▸ **Task brief**: Retype the run of lines that opens with the line containing "Recreate this image" and closes with the line containing "const whiskerHigh = [13.46, 21.13, 20.65, 16.19];", exactly and inclusively, but skip the pictures.

----- Record excerpts

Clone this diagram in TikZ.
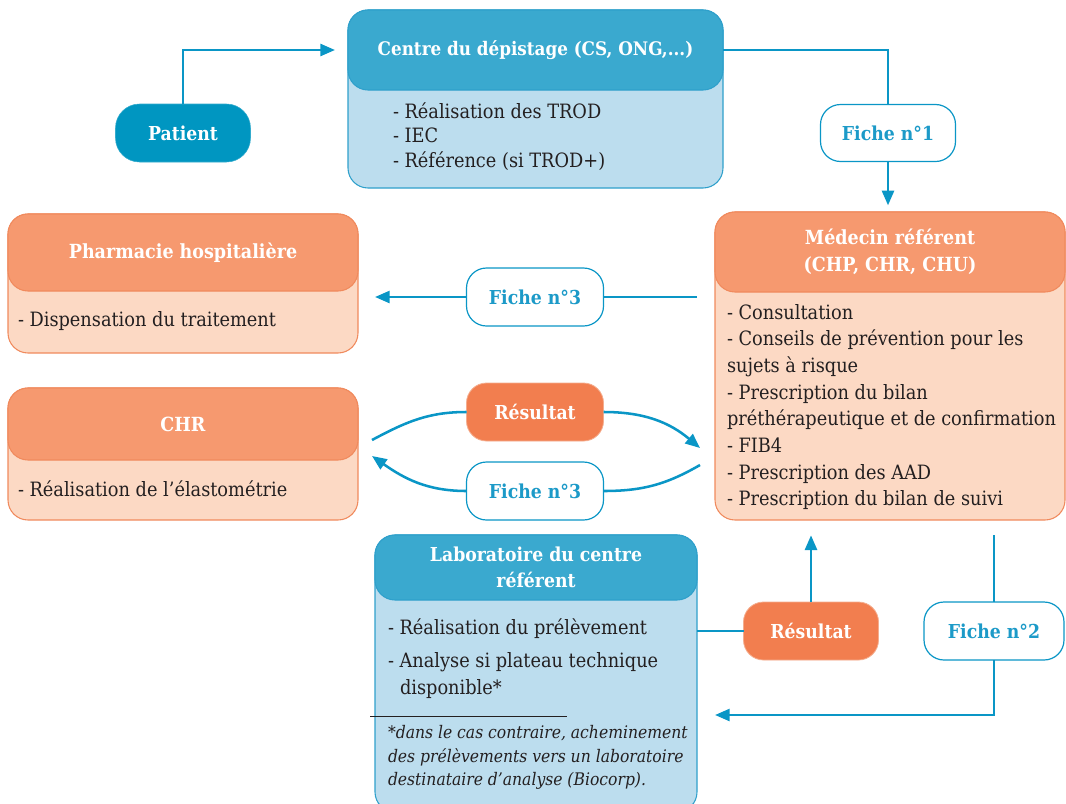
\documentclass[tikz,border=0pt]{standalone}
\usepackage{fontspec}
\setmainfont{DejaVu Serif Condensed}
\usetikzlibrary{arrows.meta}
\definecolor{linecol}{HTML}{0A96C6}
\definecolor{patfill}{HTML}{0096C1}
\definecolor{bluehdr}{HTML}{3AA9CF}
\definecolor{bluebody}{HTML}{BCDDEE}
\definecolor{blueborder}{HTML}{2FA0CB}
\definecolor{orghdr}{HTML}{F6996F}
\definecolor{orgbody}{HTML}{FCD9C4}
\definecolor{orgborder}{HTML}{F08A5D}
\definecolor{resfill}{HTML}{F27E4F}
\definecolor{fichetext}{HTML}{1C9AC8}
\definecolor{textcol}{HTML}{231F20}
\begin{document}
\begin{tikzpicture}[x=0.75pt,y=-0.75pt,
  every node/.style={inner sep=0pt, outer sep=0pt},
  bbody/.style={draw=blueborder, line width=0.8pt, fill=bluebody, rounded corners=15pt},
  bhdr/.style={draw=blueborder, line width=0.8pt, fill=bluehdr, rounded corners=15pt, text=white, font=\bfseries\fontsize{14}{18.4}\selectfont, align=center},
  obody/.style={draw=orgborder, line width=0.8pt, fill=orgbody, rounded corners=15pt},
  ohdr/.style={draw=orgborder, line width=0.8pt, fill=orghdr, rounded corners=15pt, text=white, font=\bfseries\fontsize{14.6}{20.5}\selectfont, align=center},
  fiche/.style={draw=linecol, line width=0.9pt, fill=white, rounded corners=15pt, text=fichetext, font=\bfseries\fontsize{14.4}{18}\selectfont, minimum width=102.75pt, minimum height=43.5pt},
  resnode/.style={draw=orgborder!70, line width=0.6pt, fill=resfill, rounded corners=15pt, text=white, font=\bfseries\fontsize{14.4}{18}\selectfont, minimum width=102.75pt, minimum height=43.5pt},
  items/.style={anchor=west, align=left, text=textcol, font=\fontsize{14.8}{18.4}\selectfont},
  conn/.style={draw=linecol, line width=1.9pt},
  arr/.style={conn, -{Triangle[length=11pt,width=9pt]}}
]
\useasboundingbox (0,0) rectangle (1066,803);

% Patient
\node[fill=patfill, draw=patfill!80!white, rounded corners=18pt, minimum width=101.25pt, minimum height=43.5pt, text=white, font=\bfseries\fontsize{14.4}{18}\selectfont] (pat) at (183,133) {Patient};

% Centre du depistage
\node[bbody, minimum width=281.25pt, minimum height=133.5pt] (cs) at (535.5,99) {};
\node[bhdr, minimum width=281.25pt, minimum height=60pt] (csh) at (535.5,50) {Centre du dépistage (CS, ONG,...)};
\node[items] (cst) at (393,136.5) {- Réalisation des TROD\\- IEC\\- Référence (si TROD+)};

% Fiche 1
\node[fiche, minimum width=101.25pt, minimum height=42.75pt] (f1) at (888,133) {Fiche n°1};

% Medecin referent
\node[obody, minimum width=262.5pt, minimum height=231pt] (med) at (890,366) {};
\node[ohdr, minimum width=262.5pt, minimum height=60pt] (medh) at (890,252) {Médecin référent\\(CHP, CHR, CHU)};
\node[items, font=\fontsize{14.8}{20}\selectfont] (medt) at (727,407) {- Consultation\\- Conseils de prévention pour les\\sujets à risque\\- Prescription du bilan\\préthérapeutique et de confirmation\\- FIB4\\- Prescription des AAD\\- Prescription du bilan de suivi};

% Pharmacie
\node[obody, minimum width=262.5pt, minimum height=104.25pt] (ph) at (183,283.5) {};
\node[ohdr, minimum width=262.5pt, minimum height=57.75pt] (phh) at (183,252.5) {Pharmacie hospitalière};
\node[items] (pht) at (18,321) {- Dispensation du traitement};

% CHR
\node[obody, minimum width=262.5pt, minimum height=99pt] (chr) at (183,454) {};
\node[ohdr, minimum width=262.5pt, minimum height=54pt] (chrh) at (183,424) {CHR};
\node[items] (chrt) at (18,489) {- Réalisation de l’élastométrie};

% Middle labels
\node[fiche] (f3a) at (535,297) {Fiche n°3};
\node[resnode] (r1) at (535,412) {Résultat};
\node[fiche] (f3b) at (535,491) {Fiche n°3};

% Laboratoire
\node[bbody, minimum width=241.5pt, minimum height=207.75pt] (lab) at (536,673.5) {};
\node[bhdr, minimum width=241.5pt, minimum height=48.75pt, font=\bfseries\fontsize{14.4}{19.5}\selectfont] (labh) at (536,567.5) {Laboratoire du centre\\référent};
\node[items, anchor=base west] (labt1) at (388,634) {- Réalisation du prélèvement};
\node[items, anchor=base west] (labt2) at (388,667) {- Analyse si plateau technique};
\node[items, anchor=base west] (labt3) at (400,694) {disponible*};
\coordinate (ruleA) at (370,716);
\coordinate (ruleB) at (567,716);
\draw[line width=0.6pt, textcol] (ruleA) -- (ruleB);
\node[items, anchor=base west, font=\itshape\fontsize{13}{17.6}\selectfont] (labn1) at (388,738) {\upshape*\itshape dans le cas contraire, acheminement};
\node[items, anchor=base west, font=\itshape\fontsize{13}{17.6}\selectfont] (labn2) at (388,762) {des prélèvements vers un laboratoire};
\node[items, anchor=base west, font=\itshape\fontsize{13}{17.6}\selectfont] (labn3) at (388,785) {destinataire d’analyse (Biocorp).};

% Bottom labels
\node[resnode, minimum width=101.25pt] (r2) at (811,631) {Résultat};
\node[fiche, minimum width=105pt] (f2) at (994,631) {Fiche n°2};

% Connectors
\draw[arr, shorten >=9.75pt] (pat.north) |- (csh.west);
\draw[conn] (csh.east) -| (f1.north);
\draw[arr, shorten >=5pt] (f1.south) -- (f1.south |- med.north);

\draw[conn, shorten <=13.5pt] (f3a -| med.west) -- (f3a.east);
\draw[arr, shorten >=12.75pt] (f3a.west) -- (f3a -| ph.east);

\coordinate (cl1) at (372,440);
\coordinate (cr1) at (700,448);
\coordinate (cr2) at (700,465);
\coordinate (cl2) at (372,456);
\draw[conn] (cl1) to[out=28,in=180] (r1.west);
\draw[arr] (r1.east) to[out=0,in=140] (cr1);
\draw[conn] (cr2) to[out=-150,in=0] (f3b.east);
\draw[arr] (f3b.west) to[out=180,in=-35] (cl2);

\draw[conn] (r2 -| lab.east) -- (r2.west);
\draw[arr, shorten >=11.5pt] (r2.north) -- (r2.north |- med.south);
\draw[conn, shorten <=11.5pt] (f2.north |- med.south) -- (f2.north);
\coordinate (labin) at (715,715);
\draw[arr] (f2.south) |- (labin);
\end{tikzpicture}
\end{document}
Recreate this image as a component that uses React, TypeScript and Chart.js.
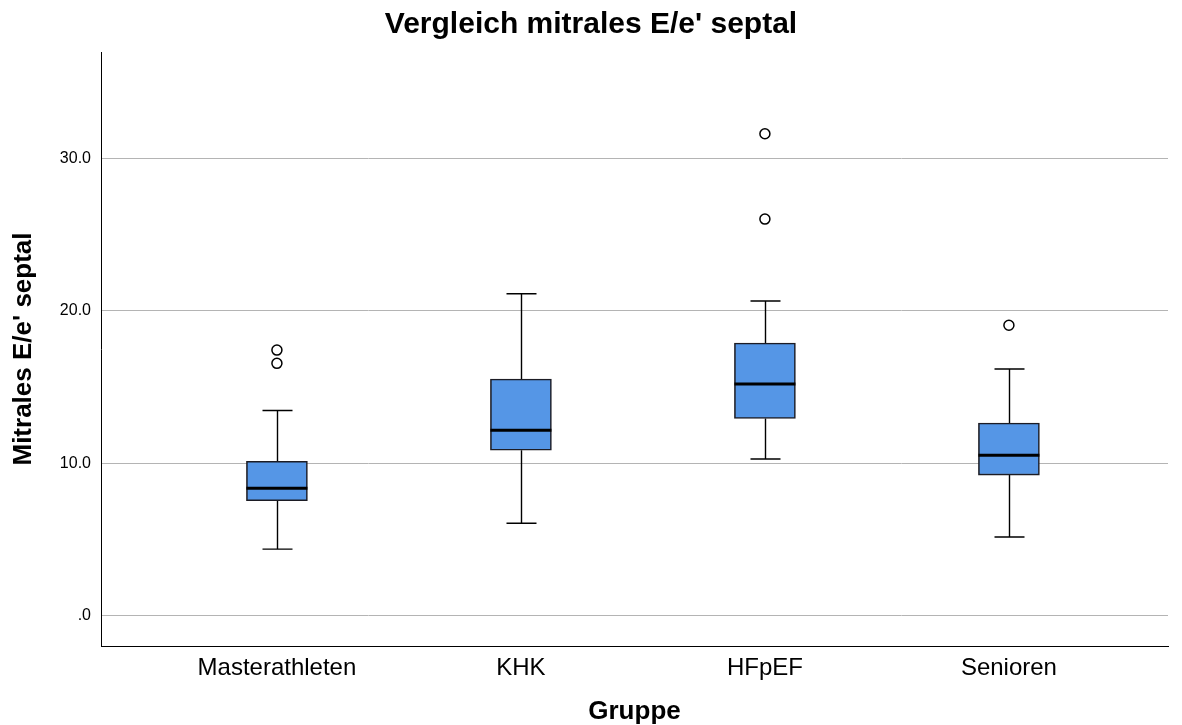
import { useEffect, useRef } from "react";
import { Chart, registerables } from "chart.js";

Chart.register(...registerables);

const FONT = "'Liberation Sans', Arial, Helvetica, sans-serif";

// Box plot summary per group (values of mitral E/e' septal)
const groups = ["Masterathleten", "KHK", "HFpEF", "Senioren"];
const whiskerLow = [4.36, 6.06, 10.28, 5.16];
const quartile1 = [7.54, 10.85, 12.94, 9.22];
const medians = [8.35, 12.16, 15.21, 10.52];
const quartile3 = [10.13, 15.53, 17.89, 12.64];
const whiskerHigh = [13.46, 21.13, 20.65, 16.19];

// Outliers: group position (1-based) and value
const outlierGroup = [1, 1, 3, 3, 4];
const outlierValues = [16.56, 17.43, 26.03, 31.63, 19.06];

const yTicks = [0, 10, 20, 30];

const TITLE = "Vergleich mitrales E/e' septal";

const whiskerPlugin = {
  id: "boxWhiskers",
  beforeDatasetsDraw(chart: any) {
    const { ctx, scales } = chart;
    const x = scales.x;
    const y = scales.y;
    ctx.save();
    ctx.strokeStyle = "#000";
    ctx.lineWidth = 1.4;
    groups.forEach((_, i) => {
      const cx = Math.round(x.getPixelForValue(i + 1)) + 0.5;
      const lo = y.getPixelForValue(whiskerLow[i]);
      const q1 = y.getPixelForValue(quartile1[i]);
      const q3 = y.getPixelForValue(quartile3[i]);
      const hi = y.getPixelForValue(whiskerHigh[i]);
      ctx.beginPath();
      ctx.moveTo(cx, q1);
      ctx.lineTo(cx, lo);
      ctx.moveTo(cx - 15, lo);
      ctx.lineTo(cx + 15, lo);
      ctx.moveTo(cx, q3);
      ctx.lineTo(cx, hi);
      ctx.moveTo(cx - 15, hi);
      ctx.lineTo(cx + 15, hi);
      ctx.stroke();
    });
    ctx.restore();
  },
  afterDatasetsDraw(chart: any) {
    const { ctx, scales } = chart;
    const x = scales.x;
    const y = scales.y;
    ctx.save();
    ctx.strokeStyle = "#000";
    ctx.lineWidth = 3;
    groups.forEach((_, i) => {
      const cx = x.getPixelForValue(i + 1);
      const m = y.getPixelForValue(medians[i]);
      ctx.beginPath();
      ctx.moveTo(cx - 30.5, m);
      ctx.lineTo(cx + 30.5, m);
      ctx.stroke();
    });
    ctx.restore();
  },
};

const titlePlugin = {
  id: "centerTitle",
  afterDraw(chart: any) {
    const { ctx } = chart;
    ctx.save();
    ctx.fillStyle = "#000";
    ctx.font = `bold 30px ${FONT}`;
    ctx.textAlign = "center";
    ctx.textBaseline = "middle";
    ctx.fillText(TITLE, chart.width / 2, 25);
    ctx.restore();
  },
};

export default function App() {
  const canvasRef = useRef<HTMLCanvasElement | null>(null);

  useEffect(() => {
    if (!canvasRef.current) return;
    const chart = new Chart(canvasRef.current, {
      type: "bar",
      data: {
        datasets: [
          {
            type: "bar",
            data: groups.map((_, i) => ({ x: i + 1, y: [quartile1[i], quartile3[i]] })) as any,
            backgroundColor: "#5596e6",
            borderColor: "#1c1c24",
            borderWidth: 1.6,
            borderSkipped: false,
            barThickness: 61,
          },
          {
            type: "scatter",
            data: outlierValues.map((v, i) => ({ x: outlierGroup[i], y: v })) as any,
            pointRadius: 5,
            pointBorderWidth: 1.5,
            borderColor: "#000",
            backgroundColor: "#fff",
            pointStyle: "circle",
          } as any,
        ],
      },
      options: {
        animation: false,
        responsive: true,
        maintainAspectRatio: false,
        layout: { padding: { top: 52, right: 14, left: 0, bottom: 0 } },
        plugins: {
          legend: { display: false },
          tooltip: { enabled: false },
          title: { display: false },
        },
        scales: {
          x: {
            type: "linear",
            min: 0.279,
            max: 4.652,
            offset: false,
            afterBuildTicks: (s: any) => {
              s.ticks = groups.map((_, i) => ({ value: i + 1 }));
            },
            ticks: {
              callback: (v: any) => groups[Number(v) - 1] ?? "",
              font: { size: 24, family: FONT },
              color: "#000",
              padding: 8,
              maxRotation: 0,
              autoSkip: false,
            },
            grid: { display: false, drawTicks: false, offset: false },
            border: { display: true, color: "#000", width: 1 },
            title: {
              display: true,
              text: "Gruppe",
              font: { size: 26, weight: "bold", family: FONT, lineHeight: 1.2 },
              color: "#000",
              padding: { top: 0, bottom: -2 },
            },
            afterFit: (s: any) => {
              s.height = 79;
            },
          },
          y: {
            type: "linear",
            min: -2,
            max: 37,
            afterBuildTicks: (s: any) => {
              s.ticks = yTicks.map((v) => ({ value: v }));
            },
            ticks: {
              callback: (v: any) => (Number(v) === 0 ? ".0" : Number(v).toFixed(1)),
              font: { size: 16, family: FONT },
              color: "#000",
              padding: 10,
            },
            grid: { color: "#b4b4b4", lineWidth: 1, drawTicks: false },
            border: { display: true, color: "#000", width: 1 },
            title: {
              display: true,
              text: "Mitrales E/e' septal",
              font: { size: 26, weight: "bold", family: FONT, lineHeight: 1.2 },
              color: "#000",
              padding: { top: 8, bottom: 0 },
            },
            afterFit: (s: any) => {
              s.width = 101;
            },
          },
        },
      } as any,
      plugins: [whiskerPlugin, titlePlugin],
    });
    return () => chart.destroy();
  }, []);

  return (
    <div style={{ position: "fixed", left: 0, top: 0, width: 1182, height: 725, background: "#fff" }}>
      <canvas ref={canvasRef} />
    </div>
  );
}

----------

▸ **Final result**:
Recreate this image as a component that uses React, TypeScript and Chart.js.
import { useEffect, useRef } from "react";
import { Chart, registerables } from "chart.js";

Chart.register(...registerables);

const FONT = "'Liberation Sans', Arial, Helvetica, sans-serif";

// Box plot summary per group (values of mitral E/e' septal)
const groups = ["Masterathleten", "KHK", "HFpEF", "Senioren"];
const whiskerLow = [4.36, 6.06, 10.28, 5.16];
const quartile1 = [7.54, 10.85, 12.94, 9.22];
const medians = [8.35, 12.16, 15.21, 10.52];
const quartile3 = [10.13, 15.53, 17.89, 12.64];
const whiskerHigh = [13.46, 21.13, 20.65, 16.19];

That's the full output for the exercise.